> Aim
Begin with the first line of the material and copy each line word for word through the line that contains "const yTicksB = [0, 1, 2, 3, 4, 5];"; the pictures are left out.

> Collected data
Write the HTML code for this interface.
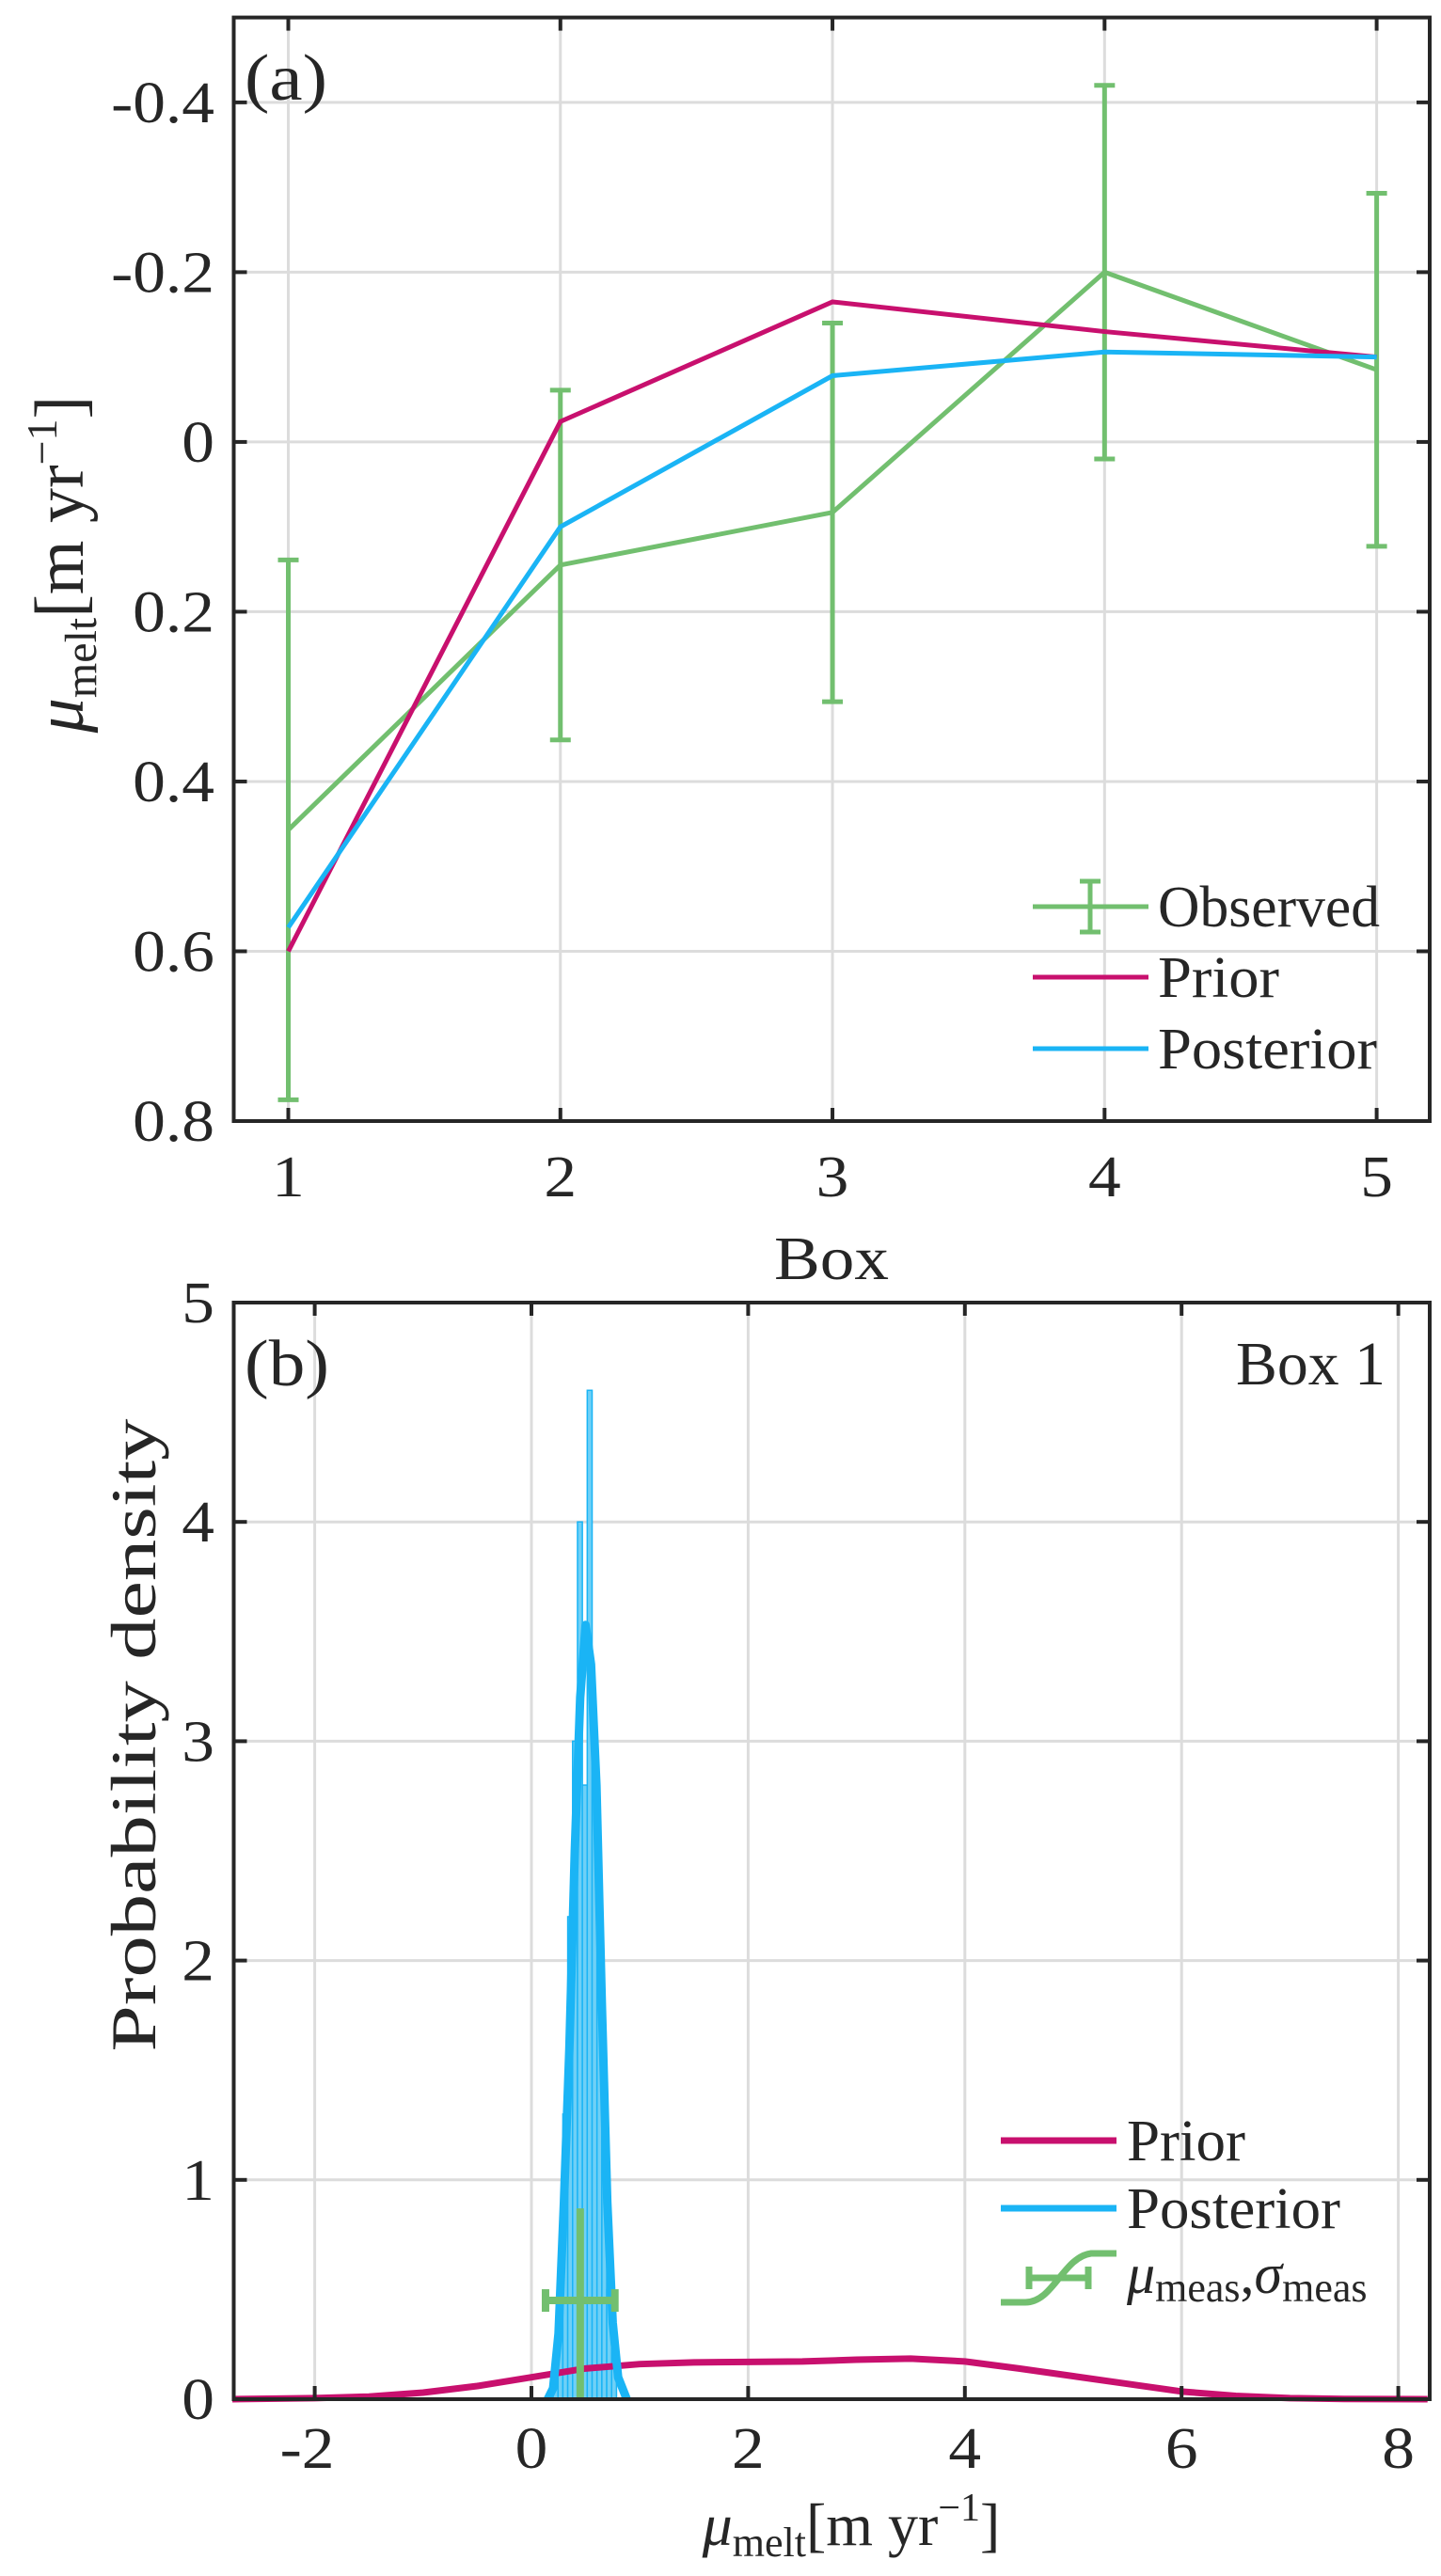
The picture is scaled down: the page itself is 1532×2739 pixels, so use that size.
<!DOCTYPE html>
<html><head><meta charset="utf-8"><style>
html,body{margin:0;padding:0;background:#fff}
svg text{font-family:"Liberation Serif",serif;fill:#262626}
</style></head><body>
<svg id="fig" xmlns="http://www.w3.org/2000/svg" width="1532" height="2734" viewBox="0 0 1532 2734">
<rect x="0" y="0" width="1532" height="2734" fill="#fff"/>
<g id="pa"></g>
<g id="pb"></g>
</svg>
<script>
// Panel (a) data
const boxes = [1, 2, 3, 4, 5];
const observed = [0.457, 0.145, 0.083, -0.200, -0.085];
const observedErr = [0.318, 0.206, 0.223, 0.220, 0.208];
const prior = [0.600, -0.024, -0.165, -0.130, -0.100];
const posterior = [0.572, 0.100, -0.078, -0.106, -0.100];
const yTicksA = [-0.4, -0.2, 0, 0.2, 0.4, 0.6, 0.8];
const yTickLabelsA = ["-0.4", "-0.2", "0", "0.2", "0.4", "0.6", "0.8"];
// Panel (b) data
const priorX = [-2.76, -2.0, -1.5, -1.0, -0.5, 0.0, 0.5, 1.0, 1.5, 2.0, 2.5, 3.0, 3.5, 4.0, 4.5, 5.0, 5.5, 6.0, 6.5, 7.0, 7.5, 8.27];
const priorY = [0.0, 0.005, 0.012, 0.03, 0.06, 0.10, 0.14, 0.16, 0.168, 0.17, 0.172, 0.18, 0.185, 0.172, 0.14, 0.105, 0.07, 0.035, 0.015, 0.005, 0.001, 0.0];
const postX = [0.15, 0.2, 0.25, 0.3, 0.35, 0.4, 0.45, 0.5, 0.55, 0.6, 0.65, 0.7, 0.75, 0.8, 0.88];
const postY = [0.0, 0.05, 0.3, 0.9, 1.6, 2.5, 3.2, 3.53, 3.35, 2.8, 1.8, 0.9, 0.35, 0.1, 0.0];
const histEdges = [0.2, 0.245, 0.29, 0.335, 0.38, 0.425, 0.47, 0.515, 0.56, 0.605, 0.65, 0.695, 0.74, 0.785];
const histHeights = [0.2, 0.6, 1.3, 2.2, 3.0, 4.0, 2.8, 4.6, 3.0, 2.2, 1.2, 0.5, 0.15];
const measMu = 0.45, measSigma = 0.32, measY = 0.45, measTop = 0.87;
const xTicksB = [-2, 0, 2, 4, 6, 8];
const xTickLabelsB = ["-2", "0", "2", "4", "6", "8"];
const yTicksB = [0, 1, 2, 3, 4, 5];

const NS = "http://www.w3.org/2000/svg";
function mk(parent, tag, attrs, text) {
  const e = document.createElementNS(NS, tag);
  for (const k in attrs) e.setAttribute(k, attrs[k]);
  if (text !== undefined) e.textContent = text;
  parent.appendChild(e);
  return e;
}
const AX = "#262626", GRID = "#dcdcdc", GREEN = "#72bf6f", PINK = "#c8106e", BLUE = "#1ab4f5";
const TF = 62;

// ---------- Panel A ----------
const pa = document.getElementById('pa');
const A = {l: 248.5, r: 1520, t: 18.6, b: 1192};
const xa = v => 306.5 + (v - 1) * (1463.6 - 306.5) / 4;
const ya = v => 18.6 + (v + 0.5) * (1192 - 18.6) / 1.3;
boxes.forEach(b => {
  const g = mk(pa, 'line', {x1: xa(b), x2: xa(b), y1: A.t, y2: A.b, stroke: GRID, 'stroke-width': 3});
  
  
});
yTicksA.forEach(v => {
  const g = mk(pa, 'line', {x1: A.l, x2: A.r, y1: ya(v), y2: ya(v), stroke: GRID, 'stroke-width': 3});
  
  
});
function polyPts(xs, ys, fx, fy) { return xs.map((x, i) => fx(x) + ',' + fy(ys[i])).join(' '); }
const obsLine = mk(pa, 'polyline', {points: polyPts(boxes, observed, xa, ya), fill: 'none', stroke: GREEN, 'stroke-width': 5});


boxes.forEach((b, i) => {
  const g = mk(pa, 'g', {stroke: GREEN, 'stroke-width': 5});
  
  
  const lo = observed[i] - observedErr[i], hi = observed[i] + observedErr[i];
  mk(g, 'line', {x1: xa(b), x2: xa(b), y1: ya(lo), y2: ya(hi)});
  mk(g, 'line', {x1: xa(b) - 11, x2: xa(b) + 11, y1: ya(lo), y2: ya(lo)});
  mk(g, 'line', {x1: xa(b) - 11, x2: xa(b) + 11, y1: ya(hi), y2: ya(hi)});
});
const prLine = mk(pa, 'polyline', {points: polyPts(boxes, prior, xa, ya), fill: 'none', stroke: PINK, 'stroke-width': 5});


const poLine = mk(pa, 'polyline', {points: polyPts(boxes, posterior, xa, ya), fill: 'none', stroke: BLUE, 'stroke-width': 5});


const frA = mk(pa, 'rect', {x: A.l, y: A.t, width: A.r - A.l, height: A.b - A.t, fill: 'none', stroke: AX, 'stroke-width': 4});


boxes.forEach((b, i) => {
  mk(pa, 'line', {x1: xa(b), x2: xa(b), y1: A.b, y2: A.b - 14, stroke: AX, 'stroke-width': 4});
  mk(pa, 'line', {x1: xa(b), x2: xa(b), y1: A.t, y2: A.t + 14, stroke: AX, 'stroke-width': 4});
  const t = mk(pa, 'text', {x: xa(b), y: 1272, 'text-anchor': 'middle', 'font-size': TF, 'data-k': 1.12}, String(b));
  
  
});
yTicksA.forEach((v, i) => {
  mk(pa, 'line', {x1: A.l, x2: A.l + 14, y1: ya(v), y2: ya(v), stroke: AX, 'stroke-width': 4});
  mk(pa, 'line', {x1: A.r, x2: A.r - 14, y1: ya(v), y2: ya(v), stroke: AX, 'stroke-width': 4});
  const t = mk(pa, 'text', {x: 228, y: ya(v) + 21, 'text-anchor': 'end', 'font-size': TF, 'data-k': 1.12}, yTickLabelsA[i]);
  
  
});
pa.insertAdjacentHTML('beforeend',
 '<text x="260" y="106" font-size="70" textLength="88" lengthAdjust="spacingAndGlyphs">(a)</text>' +
 '<text x="884" y="1360" font-size="66" text-anchor="middle" textLength="122" lengthAdjust="spacingAndGlyphs">Box</text>' +
 '<text transform="translate(88,600) rotate(-90)" text-anchor="middle" font-size="74"><tspan font-style="italic">μ</tspan><tspan font-size="48" dy="14">melt</tspan><tspan dy="-14">[m yr</tspan><tspan font-size="46" dy="-28">−1</tspan><tspan dy="28">]</tspan></text>' +
 '<g>' +
 '<g><line x1="1098" x2="1221" y1="964" y2="964" stroke="#72bf6f" stroke-width="5"/><line x1="1159" x2="1159" y1="937" y2="991" stroke="#72bf6f" stroke-width="5"/><line x1="1148" x2="1170" y1="937" y2="937" stroke="#72bf6f" stroke-width="5"/><line x1="1148" x2="1170" y1="991" y2="991" stroke="#72bf6f" stroke-width="5"/><text x="1231" y="985" font-size="62" textLength="236" lengthAdjust="spacingAndGlyphs">Observed</text></g>' +
 '<g><line x1="1098" x2="1221" y1="1039" y2="1039" stroke="#c8106e" stroke-width="5"/><text x="1231" y="1060" font-size="62" textLength="129" lengthAdjust="spacingAndGlyphs">Prior</text></g>' +
 '<g><line x1="1098" x2="1221" y1="1115" y2="1115" stroke="#1ab4f5" stroke-width="5"/><text x="1231" y="1136" font-size="62" textLength="233" lengthAdjust="spacingAndGlyphs">Posterior</text></g>' +
 '</g>');
</script>
<script>
// ---------- Panel B ----------
(function(){
const pb = document.getElementById('pb');
const B = {l: 248.5, r: 1520, t: 1385, b: 2551};
const xb = v => 565 + v * 115.2;
const yb = v => B.b - v * (B.b - B.t) / 5;
xTicksB.forEach(v => {
  const g = mk(pb, 'line', {x1: xb(v), x2: xb(v), y1: B.t, y2: B.b, stroke: GRID, 'stroke-width': 3});
  
  
});
yTicksB.forEach(v => {
  const g = mk(pb, 'line', {x1: B.l, x2: B.r, y1: yb(v), y2: yb(v), stroke: GRID, 'stroke-width': 3});
  
  
});
histHeights.forEach((h, i) => {
  const x0 = xb(histEdges[i]), x1 = xb(histEdges[i + 1]);
  const r = mk(pb, 'rect', {x: x0, y: yb(h), width: x1 - x0, height: yb(0) - yb(h), fill: '#6fd0f6', stroke: BLUE, 'stroke-width': 1.5});
  
  
});
const pts = (xs, ys) => xs.map((x, i) => xb(x) + ',' + yb(ys[i])).join(' ');
const pr = mk(pb, 'polyline', {points: pts(priorX, priorY), fill: 'none', stroke: PINK, 'stroke-width': 7, 'stroke-linejoin': 'round'});


const po = mk(pb, 'polyline', {points: pts(postX, postY), fill: 'none', stroke: BLUE, 'stroke-width': 9, 'stroke-linejoin': 'round'});


const mg = mk(pb, 'g', {stroke: GREEN, 'stroke-width': 8});


mk(mg, 'line', {x1: xb(measMu), x2: xb(measMu), y1: yb(0), y2: yb(measTop)});
mk(mg, 'line', {x1: xb(measMu - measSigma), x2: xb(measMu + measSigma), y1: yb(measY), y2: yb(measY)});
mk(mg, 'line', {x1: xb(measMu - measSigma), x2: xb(measMu - measSigma), y1: yb(measY) - 12, y2: yb(measY) + 12});
mk(mg, 'line', {x1: xb(measMu + measSigma), x2: xb(measMu + measSigma), y1: yb(measY) - 12, y2: yb(measY) + 12});
const fr = mk(pb, 'rect', {x: B.l, y: B.t, width: B.r - B.l, height: B.b - B.t, fill: 'none', stroke: AX, 'stroke-width': 4});


xTicksB.forEach((v, i) => {
  mk(pb, 'line', {x1: xb(v), x2: xb(v), y1: B.b, y2: B.b - 14, stroke: AX, 'stroke-width': 4});
  mk(pb, 'line', {x1: xb(v), x2: xb(v), y1: B.t, y2: B.t + 14, stroke: AX, 'stroke-width': 4});
  const t = mk(pb, 'text', {x: xb(v) - (v < 0 ? 8 : 0), y: 2624, 'text-anchor': 'middle', 'font-size': TF, 'data-k': 1.12}, xTickLabelsB[i]);
  
  
});
yTicksB.forEach(v => {
  mk(pb, 'line', {x1: B.l, x2: B.l + 14, y1: yb(v), y2: yb(v), stroke: AX, 'stroke-width': 4});
  mk(pb, 'line', {x1: B.r, x2: B.r - 14, y1: yb(v), y2: yb(v), stroke: AX, 'stroke-width': 4});
  const t = mk(pb, 'text', {x: 228, y: yb(v) + 21, 'text-anchor': 'end', 'font-size': TF, 'data-k': 1.12}, String(v));
  
  
});
pb.insertAdjacentHTML('beforeend',
 '<text x="260" y="1473" font-size="70" textLength="90" lengthAdjust="spacingAndGlyphs">(b)</text>' +
 '<text x="1473" y="1472" font-size="66" text-anchor="end" textLength="159" lengthAdjust="spacingAndGlyphs">Box 1</text>' +
 '<text transform="translate(165,1845) rotate(-90)" text-anchor="middle" font-size="68" textLength="673" lengthAdjust="spacingAndGlyphs">Probability density</text>' +
 '<text x="905" y="2706" text-anchor="middle" font-size="64"><tspan font-style="italic">μ</tspan><tspan font-size="44" dy="12">melt</tspan><tspan dy="-12">[m yr</tspan><tspan font-size="42" dy="-26">−1</tspan><tspan dy="26">]</tspan></text>' +
 '<g>' +
 '<g><line x1="1064" x2="1187" y1="2276" y2="2276" stroke="#c8106e" stroke-width="7"/><text x="1198" y="2297" font-size="62" textLength="126" lengthAdjust="spacingAndGlyphs">Prior</text></g>' +
 '<g><line x1="1064" x2="1187" y1="2348" y2="2348" stroke="#1ab4f5" stroke-width="7"/><text x="1198" y="2369" font-size="62" textLength="227" lengthAdjust="spacingAndGlyphs">Posterior</text></g>' +
 '<g><path d="M1064 2448 L1090 2448 C1120 2448 1130 2400 1160 2396 L1187 2396" fill="none" stroke="#72bf6f" stroke-width="7"/><line x1="1094" x2="1157" y1="2422" y2="2422" stroke="#72bf6f" stroke-width="7"/><line x1="1094" x2="1094" y1="2410" y2="2434" stroke="#72bf6f" stroke-width="7"/><line x1="1157" x2="1157" y1="2410" y2="2434" stroke="#72bf6f" stroke-width="7"/>' +
 '<text x="1198" y="2438" font-size="60"><tspan font-style="italic">μ</tspan><tspan font-size="44" dy="9">meas</tspan><tspan dy="-9">,</tspan><tspan font-style="italic">σ</tspan><tspan font-size="44" dy="9">meas</tspan></text></g>' +
 '</g>');
document.querySelectorAll('text[data-k]').forEach(t => {
  const k = parseFloat(t.getAttribute('data-k'));
  const L = t.getComputedTextLength();
  t.setAttribute('textLength', (L * k).toFixed(1));
  t.setAttribute('lengthAdjust', 'spacingAndGlyphs');
});
})();
</script>
</body></html>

> Correct response
Write the HTML code for this interface.
The picture is scaled down: the page itself is 1532×2739 pixels, so use that size.
<!DOCTYPE html>
<html><head><meta charset="utf-8"><style>
html,body{margin:0;padding:0;background:#fff}
svg text{font-family:"Liberation Serif",serif;fill:#262626}
</style></head><body>
<svg id="fig" xmlns="http://www.w3.org/2000/svg" width="1532" height="2734" viewBox="0 0 1532 2734">
<rect x="0" y="0" width="1532" height="2734" fill="#fff"/>
<g id="pa"></g>
<g id="pb"></g>
</svg>
<script>
// Panel (a) data
const boxes = [1, 2, 3, 4, 5];
const observed = [0.457, 0.145, 0.083, -0.200, -0.085];
const observedErr = [0.318, 0.206, 0.223, 0.220, 0.208];
const prior = [0.600, -0.024, -0.165, -0.130, -0.100];
const posterior = [0.572, 0.100, -0.078, -0.106, -0.100];
const yTicksA = [-0.4, -0.2, 0, 0.2, 0.4, 0.6, 0.8];
const yTickLabelsA = ["-0.4", "-0.2", "0", "0.2", "0.4", "0.6", "0.8"];
// Panel (b) data
const priorX = [-2.76, -2.0, -1.5, -1.0, -0.5, 0.0, 0.5, 1.0, 1.5, 2.0, 2.5, 3.0, 3.5, 4.0, 4.5, 5.0, 5.5, 6.0, 6.5, 7.0, 7.5, 8.27];
const priorY = [0.0, 0.005, 0.012, 0.03, 0.06, 0.10, 0.14, 0.16, 0.168, 0.17, 0.172, 0.18, 0.185, 0.172, 0.14, 0.105, 0.07, 0.035, 0.015, 0.005, 0.001, 0.0];
const postX = [0.15, 0.2, 0.25, 0.3, 0.35, 0.4, 0.45, 0.5, 0.55, 0.6, 0.65, 0.7, 0.75, 0.8, 0.88];
const postY = [0.0, 0.05, 0.3, 0.9, 1.6, 2.5, 3.2, 3.53, 3.35, 2.8, 1.8, 0.9, 0.35, 0.1, 0.0];
const histEdges = [0.2, 0.245, 0.29, 0.335, 0.38, 0.425, 0.47, 0.515, 0.56, 0.605, 0.65, 0.695, 0.74, 0.785];
const histHeights = [0.2, 0.6, 1.3, 2.2, 3.0, 4.0, 2.8, 4.6, 3.0, 2.2, 1.2, 0.5, 0.15];
const measMu = 0.45, measSigma = 0.32, measY = 0.45, measTop = 0.87;
const xTicksB = [-2, 0, 2, 4, 6, 8];
const xTickLabelsB = ["-2", "0", "2", "4", "6", "8"];
const yTicksB = [0, 1, 2, 3, 4, 5];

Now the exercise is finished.